Take a large, clean mason jar and pack in all the cabbage as tightly as possible. Pour over the remaining juice, and if you see any air bubbles in there, use a pointed stick (I have a trusty metal shish kebab skewer) to remove the air.
The cabbage should be mostly covered by the juice. However, we want to make sure that the cabbage is completely covered by the juice, and not exposed to air, because we are making an anaerobic chemical reaction here, folks.

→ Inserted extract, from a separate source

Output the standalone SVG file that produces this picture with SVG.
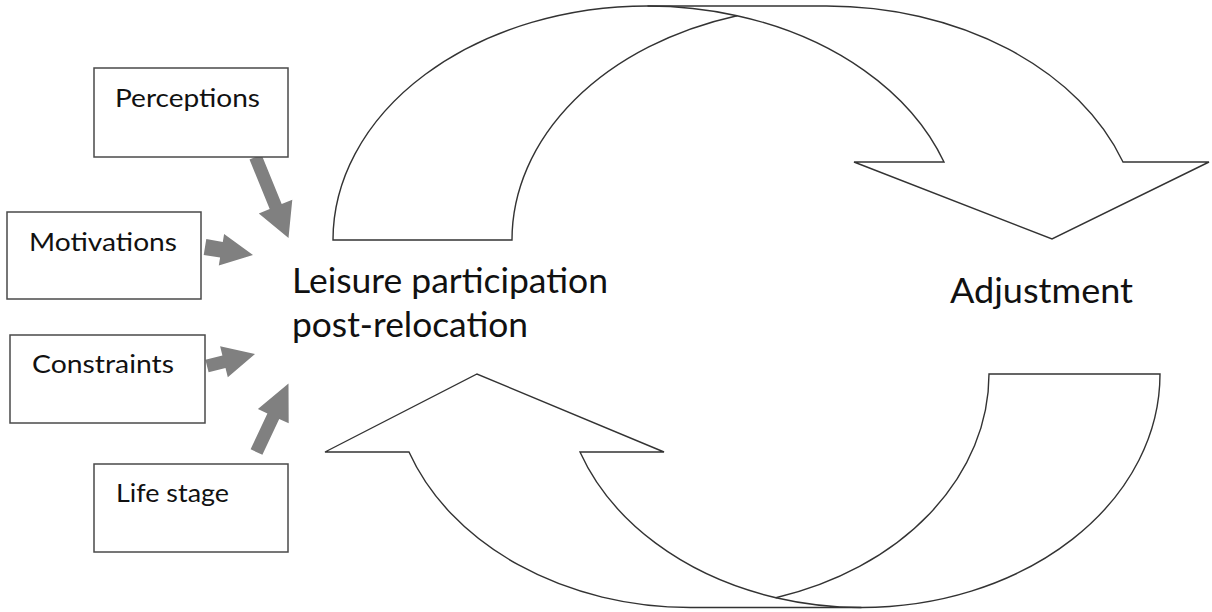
<svg xmlns="http://www.w3.org/2000/svg" width="1212" height="612" viewBox="0 0 1212 612">
  <style>
    .box { fill: #ffffff; stroke: #4a4a4a; stroke-width: 1.5; }
    .small { font-family: Lato, "Liberation Sans", sans-serif; font-size: 25px; fill: #111111; }
    .big { font-family: Lato, "Liberation Sans", sans-serif; font-size: 35px; fill: #111111; }
    .band { fill: #ffffff; stroke: #333333; stroke-width: 1.4; stroke-linejoin: miter; }
    .bandline { fill: none; stroke: #333333; stroke-width: 1.4; }
    .feed { fill: #808080; stroke: none; }
  </style>
  <rect width="1212" height="612" fill="#ffffff"/>

  <g id="connectors">
    <g id="cycle-top">
      <path class="band" d="M333,240 A314.5,234 0 0 1 647.5,6 L826.5,6 A314.5,234 0 0 1 1123,162 L1209,162 L1052,239 L854,162 L944,162 A314.5,234 0 0 0 737,15.7 A314.5,234 0 0 0 512,240 Z"/>
      <path class="bandline" d="M737,15.7 A314.5,234 0 0 0 647.5,6"/>
    </g>
    <g id="cycle-bottom">
      <path class="band" d="M989,374 L1160,374 A298.6,233.5 0 0 1 861.4,607.5 L690.4,607.5 A298.6,233.5 0 0 1 409,452 L325,452 L477,374 L664,452 L580,452 A298.6,233.5 0 0 0 775.9,597.7 A298.6,233.5 0 0 0 989,374 Z"/>
      <path class="bandline" d="M775.9,597.7 A298.6,233.5 0 0 0 861.4,607.5"/>
    </g>
    <polygon id="arrow-perceptions" class="feed" points="249.5,159.5 269.7,209 258.8,213.5 288.5,238 292.3,199.7 281.7,204.1 261.5,154.6"/>
    <polygon id="arrow-motivations" class="feed" points="203.7,254.9 220.1,257.6 218.8,265.5 253,255 224.1,234 222.8,241.9 206.3,239.1"/>
    <polygon id="arrow-constraints" class="feed" points="208.6,372.3 225.5,368.1 227.8,377.3 255,354 220.1,346.2 222.4,355.5 205.4,359.7"/>
    <polygon id="arrow-lifestage" class="feed" points="262.4,454.8 279.2,418.9 288.7,423.3 288.5,383.5 257.9,408.9 267.4,413.4 250.6,449.3"/>
  </g>

  <g id="perceptions">
    <rect class="box" x="94" y="68" width="194" height="89"/>
    <text class="small" x="115" y="107" textLength="145" lengthAdjust="spacingAndGlyphs">Perceptions</text>
  </g>
  <g id="motivations">
    <rect class="box" x="7" y="212" width="194" height="87"/>
    <text class="small" x="29" y="251" textLength="148" lengthAdjust="spacingAndGlyphs">Motivations</text>
  </g>
  <g id="constraints">
    <rect class="box" x="10" y="335" width="195" height="88"/>
    <text class="small" x="32" y="373" textLength="142" lengthAdjust="spacingAndGlyphs">Constraints</text>
  </g>
  <g id="life-stage">
    <rect class="box" x="94" y="464" width="194" height="88"/>
    <text class="small" x="116" y="502" textLength="113" lengthAdjust="spacingAndGlyphs">Life stage</text>
  </g>

  <g id="leisure-participation">
    <text class="big" x="292" y="293" textLength="316" lengthAdjust="spacingAndGlyphs">Leisure participation</text>
    <text class="big" x="292" y="337" textLength="236" lengthAdjust="spacingAndGlyphs">post-relocation</text>
  </g>
  <g id="adjustment">
    <text class="big" x="950" y="303" textLength="183" lengthAdjust="spacingAndGlyphs">Adjustment</text>
  </g>
</svg>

Here comes the niftyness: Take a clean plastic bag and put it into the top of the mason jar, leaving the top open. Make sure the bag does not leak, before you put it in the jar, ok? Fill that bag with water so the jar is mostly, but not completely, full. If necessary, gently ease your finger into the sides of the jar to press the bag down and remove any air at the cabbage-bag interface. The bag should be pressing the cabbage down into the salty juices and there shouldn't be any air in the jar. You can seal the bag so you don't accidentally spill the water.
Cover loosely, and put this jar somewhere out of the way. I use the steps to my basement. Now, you're ready to wait. At a minimum, one week, and up to 4 weeks if you want some seriously fermented kraut. Taste a little after the first week and see if you like it. When it hits your kraut sweet spot, move it to the fridge or other cold storage and it should keep for 6 months.
Also, when it's fermenting, never put a lid on this. If you seal the top and pressure builds up - from the little anaerobic microbes doing their fermenting thing - the jar could blow up. Foods that blow up are kinda cool, but cleaning up the mess of exploding purple kraut is most certainly not.